*SHORT EXERCISE*
Give back exactly the lines from the beginning of the listing below to the line holding "import pandas as pd", both ends included; the pictures stay out.

*PROVIDED MATERIAL*
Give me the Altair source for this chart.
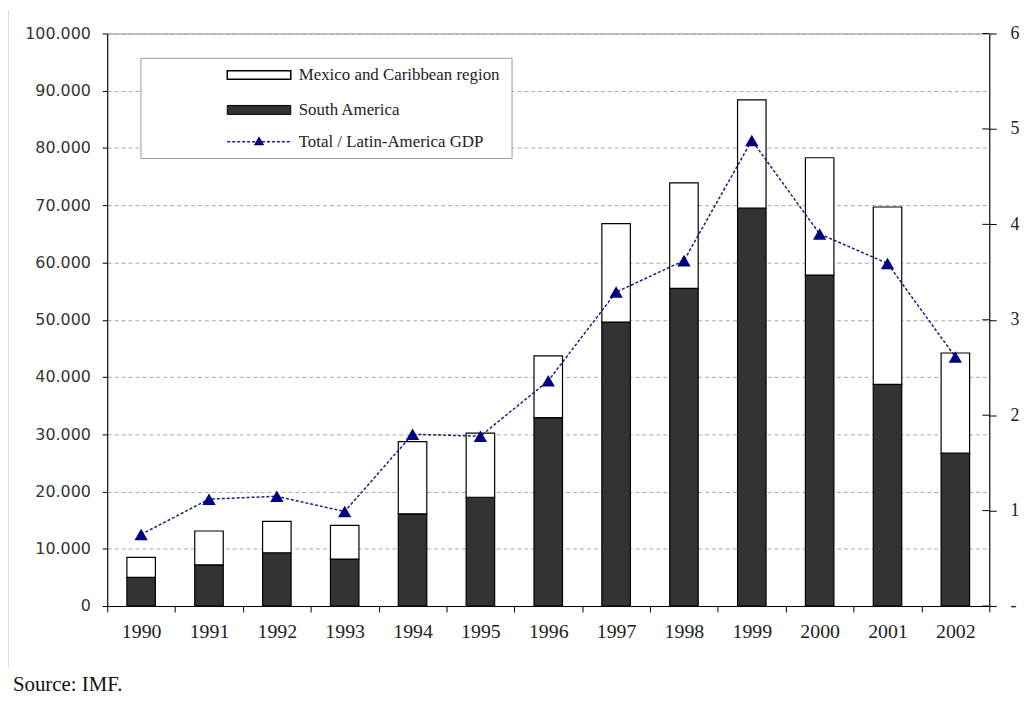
import altair as alt
import pandas as pd

# ---- data ----
years = ["1990", "1991", "1992", "1993", "1994", "1995", "1996",
         "1997", "1998", "1999", "2000", "2001", "2002"]
south_america = [5000, 7200, 9300, 8200, 16100, 19000, 32900,
                 49600, 55500, 69500, 57800, 38700, 26700]
total_region = [8500, 13100, 14800, 14100, 28700, 30200, 43700,
                66800, 73900, 88400, 78300, 69700, 44200]
gdp_share = [0.75, 1.12, 1.15, 0.99, 1.80, 1.78, 2.36,
             3.29, 3.62, 4.88, 3.90, 3.59, 2.61]
left_ticks = [0, 10000, 20000, 30000, 40000, 50000, 60000, 70000, 80000, 90000, 100000]
right_ticks = [0, 1, 2, 3, 4, 5, 6]
legend_labels = ["Mexico and Caribbean region", "South America", "Total / Latin-America GDP"]
source_text = "Source: IMF."

SERIF = "Liberation Serif"
SANS = "DejaVu Sans"
W, H = 889, 577

df = pd.DataFrame({"year": years, "sa": south_america,
                   "total": total_region, "share": gdp_share})
rt = pd.DataFrame({"v": right_ticks})

x_enc = alt.X("year:N", sort=years,
              scale=alt.Scale(paddingInner=0, paddingOuter=0),
              axis=alt.Axis(title=None, labelAngle=0, tickBand="extent",
                            tickSize=6, tickColor="black", domainColor="black",
                            labelFont=SERIF, labelFontSize=20, labelColor="#222",
                            labelPadding=10))

left_axis = alt.Axis(orient="left", values=left_ticks, title=None,
                     labelExpr="datum.value == 0 ? '0' : format(datum.value/1000, '.3f')",
                     grid=True, gridDash=[4, 3], gridColor="#a8a8a8",
                     tickSize=5, tickColor="black", domainColor="black",
                     labelFont=SANS, labelFontSize=16, labelColor="#333",
                     labelPadding=12)
left_scale = alt.Scale(domain=[0, 100000], nice=False)

bar_sa = alt.Chart(df).mark_bar(
    width=alt.RelativeBandSize(0.42), fill="#333333", stroke="black", strokeWidth=1.2
).encode(x=x_enc, y=alt.Y("sa:Q", scale=left_scale, axis=left_axis))

bar_mx = alt.Chart(df).mark_bar(
    width=alt.RelativeBandSize(0.42), fill="white", stroke="black", strokeWidth=1.2
).encode(x=x_enc, y=alt.Y("sa:Q", scale=left_scale, axis=left_axis), y2="total:Q")

right_axis = alt.Axis(orient="right", values=right_ticks, title=None, grid=False,
                      labelExpr="datum.value == 0 ? '-' : datum.label",
                      tickSize=7, tickColor="black", domainColor="black",
                      labelFont=SERIF, labelFontSize=18, labelColor="#222",
                      labelPadding=14)
right_scale = alt.Scale(domain=[0, 6], nice=False)

line = alt.Chart(df).mark_line(
    color="#1c1c80", strokeWidth=1.5, strokeDash=[3, 2]
).encode(x=x_enc, y=alt.Y("share:Q", scale=right_scale, axis=right_axis))

pts = alt.Chart(df).mark_point(
    shape="triangle-up", size=180, filled=True, color="#000080", opacity=1
).encode(x=x_enc, y=alt.Y("share:Q", scale=right_scale, axis=right_axis))

cross_ticks = alt.Chart(rt).mark_rule(color="black", strokeWidth=1).encode(
    y=alt.Y("v:Q", scale=right_scale, axis=right_axis),
    x=alt.value(W - 7), x2=alt.value(W))

left_group = alt.layer(bar_sa, bar_mx)
right_group = alt.layer(line, pts, cross_ticks)

# ---- legend (manual, inside plot) ----
one = pd.DataFrame({"k": [0]})
leg_box = alt.Chart(one).mark_rect(fill="white", stroke="#9a9a9a", strokeWidth=1).encode(
    x=alt.value(34), x2=alt.value(408), y=alt.value(25), y2=alt.value(126))
leg_mx = alt.Chart(one).mark_rect(fill="white", stroke="black", strokeWidth=1.5).encode(
    x=alt.value(121), x2=alt.value(185), y=alt.value(37.5), y2=alt.value(46))
leg_sa = alt.Chart(one).mark_rect(fill="#333333", stroke="black", strokeWidth=1).encode(
    x=alt.value(121), x2=alt.value(185), y=alt.value(72.5), y2=alt.value(81.5))
leg_line = alt.Chart(one).mark_rule(color="#1c1c80", strokeWidth=1.5, strokeDash=[3, 2]).encode(
    x=alt.value(121), x2=alt.value(185), y=alt.value(109))
leg_pt = alt.Chart(one).mark_point(shape="triangle-up", size=110, filled=True,
                                   color="#000080", opacity=1).encode(
    x=alt.value(153), y=alt.value(108))


def leg_text(label, ypos):
    return alt.Chart(pd.DataFrame({"label": [label]})).mark_text(
        align="left", baseline="middle", font=SERIF, fontSize=17, color="#222"
    ).encode(text="label:N", x=alt.value(193), y=alt.value(ypos))


leg_t1 = leg_text(legend_labels[0], 42)
leg_t2 = leg_text(legend_labels[1], 77)
leg_t3 = leg_text(legend_labels[2], 109)

src = alt.Chart(pd.DataFrame({"label": [source_text]})).mark_text(
    align="left", baseline="middle", font=SERIF, fontSize=21, color="#111"
).encode(text="label:N", x=alt.value(-95), y=alt.value(657))

frame = alt.Chart(one).mark_rule(color="#cfcfcf", strokeWidth=1.5).encode(
    x=alt.value(-100), y=alt.value(-23), y2=alt.value(639))

chart = alt.layer(
    left_group, right_group,
    leg_box, leg_mx, leg_sa, leg_line, leg_pt, leg_t1, leg_t2, leg_t3,
    src, frame
).resolve_scale(y="independent").properties(
    width=W, height=H,
    autosize=alt.AutoSizeParams(type="none"),
    padding={"left": 100, "top": 23, "right": 36, "bottom": 93},
    background="white"
).configure_view(stroke="#888888", strokeWidth=1)

chart.save("out.html", embed_options={"renderer": "svg", "actions": False})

*TASK RESPONSE*
Give me the Altair source for this chart.
import altair as alt
import pandas as pd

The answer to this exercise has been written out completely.